808. “Vengeance is mine; I will repay, saith the Lord” (Rom. 12.19; cp. Deut. 32.35).
815. “Fo
r thine is the kingdom, and the power, and the glory” (Matt. 6.13).
827. the Four: the chariot’s four cherubic shapes (l. 753); starry wings: The wings were previously described as set with eyes (l. 755; cp. Ezek. 10.12); the poetic equation of eyes and stars is, however, commonplace.
828. contiguous: “Their wings were joined one to another” (Ezek. 1.9).
831. right onward: Milton thought of himself as proceeding in the same way; cp. Sonnet 22 8–9.

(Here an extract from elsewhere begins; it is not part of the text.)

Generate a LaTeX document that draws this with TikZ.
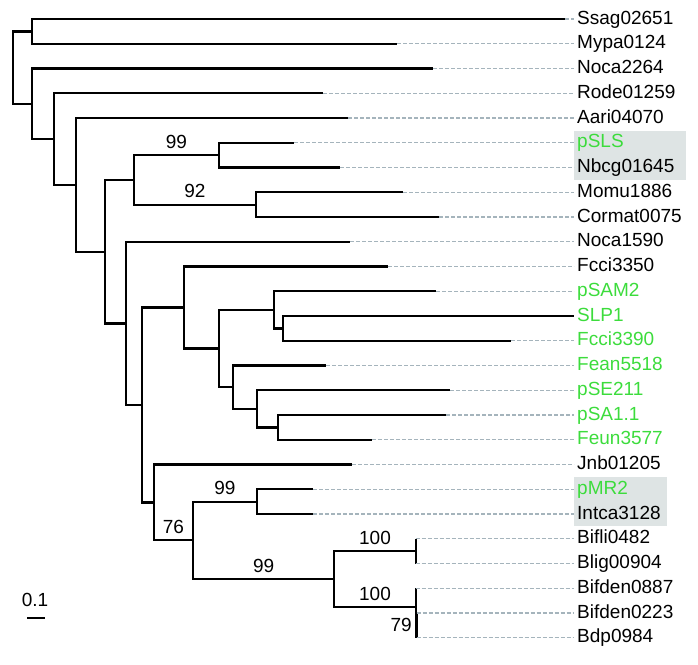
\documentclass[tikz,border=0pt]{standalone}
\usepackage{fontspec}
\setmainfont{Liberation Sans}
\usetikzlibrary{positioning,backgrounds}

\definecolor{plasmid}{RGB}{60,220,60}
\definecolor{guidegray}{RGB}{165,180,188}
\definecolor{hlgray}{RGB}{222,228,228}

\begin{document}
\begin{tikzpicture}[
    x=1pt, y=-1pt,
    branch/.style={draw, line width=2.2pt},
    guide/.style={draw=guidegray, line width=1.4pt, dash pattern=on 4pt off 2pt},
    leaf/.style={anchor=west, inner sep=3pt, text height=14pt, text depth=4pt, font=\fontsize{19}{22}\selectfont},
    pleaf/.style={leaf, text=plasmid},
    bootstrap/.style={inner sep=0.5pt, font=\fontsize{19}{22}\selectfont},
    hlbox/.style={fill=hlgray, draw=none}
]
    \useasboundingbox (0,0) rectangle (698,664);

    % leaves
    \node[leaf]  (ssag)   at (574,19.00)  {Ssag02651};
    \node[leaf]  (mypa)   at (574,43.75)  {Mypa0124};
    \node[leaf]  (noca1)  at (574,68.50)  {Noca2264};
    \node[leaf]  (rode)   at (574,93.25)  {Rode01259};
    \node[leaf]  (aari)   at (574,118.00) {Aari04070};
    \node[pleaf] (psls)   at (574,142.75) {pSLS};
    \node[leaf]  (nbcg)   at (574,167.50) {Nbcg01645};
    \node[leaf]  (momu)   at (574,192.25) {Momu1886};
    \node[leaf]  (cormat) at (574,217.00) {Cormat0075};
    \node[leaf]  (noca2)  at (574,241.75) {Noca1590};
    \node[leaf]  (fcci1)  at (574,266.50) {Fcci3350};
    \node[pleaf] (psam)   at (574,291.25) {pSAM2};
    \node[pleaf] (slp)    at (574,316.00) {SLP1};
    \node[pleaf] (fcci2)  at (574,340.75) {Fcci3390};
    \node[pleaf] (fean)   at (574,365.50) {Fean5518};
    \node[pleaf] (pse)    at (574,390.25) {pSE211};
    \node[pleaf] (psa)    at (574,415.00) {pSA1.1};
    \node[pleaf] (feun)   at (574,439.75) {Feun3577};
    \node[leaf]  (jnb)    at (574,464.50) {Jnb01205};
    \node[pleaf] (pmr)    at (574,489.25) {pMR2};
    \node[leaf]  (intca)  at (574,514.00) {Intca3128};
    \node[leaf]  (bifli)  at (574,538.75) {Bifli0482};
    \node[leaf]  (blig)   at (574,563.50) {Blig00904};
    \node[leaf]  (bifd1)  at (574,588.25) {Bifden0887};
    \node[leaf]  (bifd2)  at (574,613.00) {Bifden0223};
    \node[leaf]  (bdp)    at (574,637.75) {Bdp0984};

    % highlighted pairs
    \begin{scope}[on background layer]
        \fill[hlgray] (psls.north west) rectangle ([xshift=8pt]nbcg.south east);
        \fill[hlgray] (pmr.north west) rectangle ([xshift=3pt]intca.south east);
    \end{scope}

    % internal nodes
    \coordinate (root) at (13.3,67.6);
    \coordinate (nA) at (32.3,31.4);
    \coordinate (nB) at (32.3,103.8);
    \coordinate (nC) at (54,139);
    \coordinate (nD) at (76,184.8);
    \coordinate (nE) at (105,251.6);
    \coordinate (nF) at (134,179.9);
    \coordinate (nH) at (219,155.1);
    \coordinate (nI) at (255.7,204.6);
    \coordinate (nG) at (126,323.4);
    \coordinate (nJ) at (142,405);
    \coordinate (nK) at (183.7,307.5);
    \coordinate (nL) at (219.3,348.5);
    \coordinate (nM) at (274.3,309.8);
    \coordinate (nN) at (282.7,328.4);
    \coordinate (nO) at (233.3,387.2);
    \coordinate (nP) at (256.7,408.8);
    \coordinate (nQ) at (278.3,427.4);
    \coordinate (nR) at (153.7,502.4);
    \coordinate (nS) at (193,540.3);
    \coordinate (nT) at (256.7,501.6);
    \coordinate (nU) at (334.3,579);
    \coordinate (nV) at (415.7,551.1);
    \coordinate (nW) at (415.7,606.8);
    \coordinate (nX) at (416.5,625.4);

    % branch tips
    \coordinate (ssag-t)   at (565,19.00);
    \coordinate (mypa-t)   at (397,43.75);
    \coordinate (noca1-t)  at (433,68.50);
    \coordinate (rode-t)   at (323,93.25);
    \coordinate (aari-t)   at (348,118.00);
    \coordinate (psls-t)   at (294,142.75);
    \coordinate (nbcg-t)   at (340,167.50);
    \coordinate (momu-t)   at (403,192.25);
    \coordinate (cormat-t) at (439,217.00);
    \coordinate (noca2-t)  at (350,241.75);
    \coordinate (fcci1-t)  at (388,266.50);
    \coordinate (psam-t)   at (436,291.25);
    \coordinate (fcci2-t)  at (511,340.75);
    \coordinate (fean-t)   at (326,365.50);
    \coordinate (pse-t)    at (450,390.25);
    \coordinate (psa-t)    at (446,415.00);
    \coordinate (feun-t)   at (372,439.75);
    \coordinate (jnb-t)    at (352,464.50);
    \coordinate (pmr-t)    at (313,489.25);
    \coordinate (intca-t)  at (313,514.00);
    \coordinate (bifli-t)  at (415.7,538.75);
    \coordinate (blig-t)   at (415.7,563.50);
    \coordinate (bifd1-t)  at (415.7,588.25);
    \coordinate (bifd2-t)  at (416.5,613.00);
    \coordinate (bdp-t)    at (416.5,637.75);

    % tree
    \draw[branch] (root) |- (nA);
    \draw[branch] (root) |- (nB);
    \draw[branch] (nA) |- (ssag-t);
    \draw[branch] (nA) |- (mypa-t);
    \draw[branch] (nB) |- (noca1-t);
    \draw[branch] (nB) |- (nC);
    \draw[branch] (nC) |- (rode-t);
    \draw[branch] (nC) |- (nD);
    \draw[branch] (nD) |- (aari-t);
    \draw[branch] (nD) |- (nE);
    \draw[branch] (nE) |- (nF);
    \draw[branch] (nE) |- (nG);
    \draw[branch] (nF) |- node[bootstrap, pos=0.75, above=5pt] (bs-psls) {99} (nH);
    \draw[branch] (nF) |- node[bootstrap, pos=0.75, above=5pt] (bs-momu) {92} (nI);
    \draw[branch] (nH) |- (psls-t);
    \draw[branch] (nH) |- (nbcg-t);
    \draw[branch] (nI) |- (momu-t);
    \draw[branch] (nI) |- (cormat-t);
    \draw[branch] (nG) |- (noca2-t);
    \draw[branch] (nG) |- (nJ);
    \draw[branch] (nJ) |- (nK);
    \draw[branch] (nJ) |- (nR);
    \draw[branch] (nK) |- (fcci1-t);
    \draw[branch] (nK) |- (nL);
    \draw[branch] (nL) |- (nM);
    \draw[branch] (nL) |- (nO);
    \draw[branch] (nM) |- (psam-t);
    \draw[branch] (nM) |- (nN);
    \draw[branch] (nN) |- (slp);
    \draw[branch] (nN) |- (fcci2-t);
    \draw[branch] (nO) |- (fean-t);
    \draw[branch] (nO) |- (nP);
    \draw[branch] (nP) |- (pse-t);
    \draw[branch] (nP) |- (nQ);
    \draw[branch] (nQ) |- (psa-t);
    \draw[branch] (nQ) |- (feun-t);
    \draw[branch] (nR) |- (jnb-t);
    \draw[branch] (nR) |- node[bootstrap, pos=0.75, above=5pt] (bs-bifido) {76} (nS);
    \draw[branch] (nS) |- node[bootstrap, pos=0.75, above=5pt] (bs-pmr) {99} (nT);
    \draw[branch] (nS) |- node[bootstrap, pos=0.75, above=5pt] (bs-bif) {99} (nU);
    \draw[branch] (nT) |- (pmr-t);
    \draw[branch] (nT) |- (intca-t);
    \draw[branch] (nU) |- node[bootstrap, pos=0.75, above=5pt] (bs-bifli) {100} (nV);
    \draw[branch] (nU) |- node[bootstrap, pos=0.75, above=5pt] (bs-bifden) {100} (nW);
    \draw[branch] (nV) |- (bifli-t);
    \draw[branch] (nV) |- (blig-t);
    \draw[branch] (nW) |- (bifd1-t);
    \draw[branch] (nW) |- (nX);
    \draw[branch] (nX) |- (bifd2-t);
    \draw[branch] (nX) |- (bdp-t);
    \node[bootstrap, left=4pt of nX] (bs-bdp) {79};

    % dashed guides to the labels
    \draw[guide] (ssag-t) -- (ssag);
    \draw[guide] (mypa-t) -- (mypa);
    \draw[guide] (noca1-t) -- (noca1);
    \draw[guide] (rode-t) -- (rode);
    \draw[guide] (aari-t) -- (aari);
    \draw[guide] (psls-t) -- (psls);
    \draw[guide] (nbcg-t) -- (nbcg);
    \draw[guide] (momu-t) -- (momu);
    \draw[guide] (cormat-t) -- (cormat);
    \draw[guide] (noca2-t) -- (noca2);
    \draw[guide] (fcci1-t) -- (fcci1);
    \draw[guide] (psam-t) -- (psam);
    \draw[guide] (fcci2-t) -- (fcci2);
    \draw[guide] (fean-t) -- (fean);
    \draw[guide] (pse-t) -- (pse);
    \draw[guide] (psa-t) -- (psa);
    \draw[guide] (feun-t) -- (feun);
    \draw[guide] (jnb-t) -- (jnb);
    \draw[guide] (pmr-t) -- (pmr);
    \draw[guide] (intca-t) -- (intca);
    \draw[guide] (bifli-t) -- (bifli);
    \draw[guide] (blig-t) -- (blig);
    \draw[guide] (bifd1-t) -- (bifd1);
    \draw[guide] (bifd2-t) -- (bifd2);
    \draw[guide] (bdp-t) -- (bdp);

    % scale bar
    \node[bootstrap] (scale) at (35,600) {0.1};
    \coordinate (bar-l) at (27.3,618.3);
    \coordinate (bar-r) at (45,618.3);
    \draw[branch, line width=2pt] (bar-l) -- (bar-r);
\end{tikzpicture}
\end{document}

833–34. The steadfast empyrean … God: In the first speech of the epic, Satan claims that the battle did shake God’s throne (1.105). Editors cite as Heaven-shaking precedents Hesiod’s account of Zeus’s battle with Typhoeus (Theog. 842–43) and various scriptures, including Isa. 13.12–13, and 2 Sam. 22.8. Overlooked is Heb. 12.26, the key verse for Lycidas (Tayler 1979, 234–36) and one fundamental to the typological structure and range of the War in Heaven, from Moses receiving the Law to Christ’s Second Coming (cp. 56–60n): “[His] voice then shook the earth: but now he hath promised, saying, ‘Yet once more I shake not the earth only, but also heaven.’ ”
838. Plagues: afflictions, strokes of divine retribution. Editors cite the plagues of Egypt under Pharaoh, who is contextually present. In prophecy of the apocalypse, plagues, thunder, lightning, and earthquake are grouped together (see, e.g., Rev. 17).
840–41. In Apology, Milton personifies “the invincible warrior Zeal,” riding a chariot like the one described in Ezekiel and driving “over the heads of scarlet prelates, and such as are insolent to maintain traditions, bruising their stiff necks under his flaming wheels” (Yale 1:900).
842–43. “And [they] said to the mountains and rocks, ‘fall on us, and hide us from the … wrath of the Lamb’ ” (Rev. 6.16; cp. Luke 23.30, Hosea 10.8).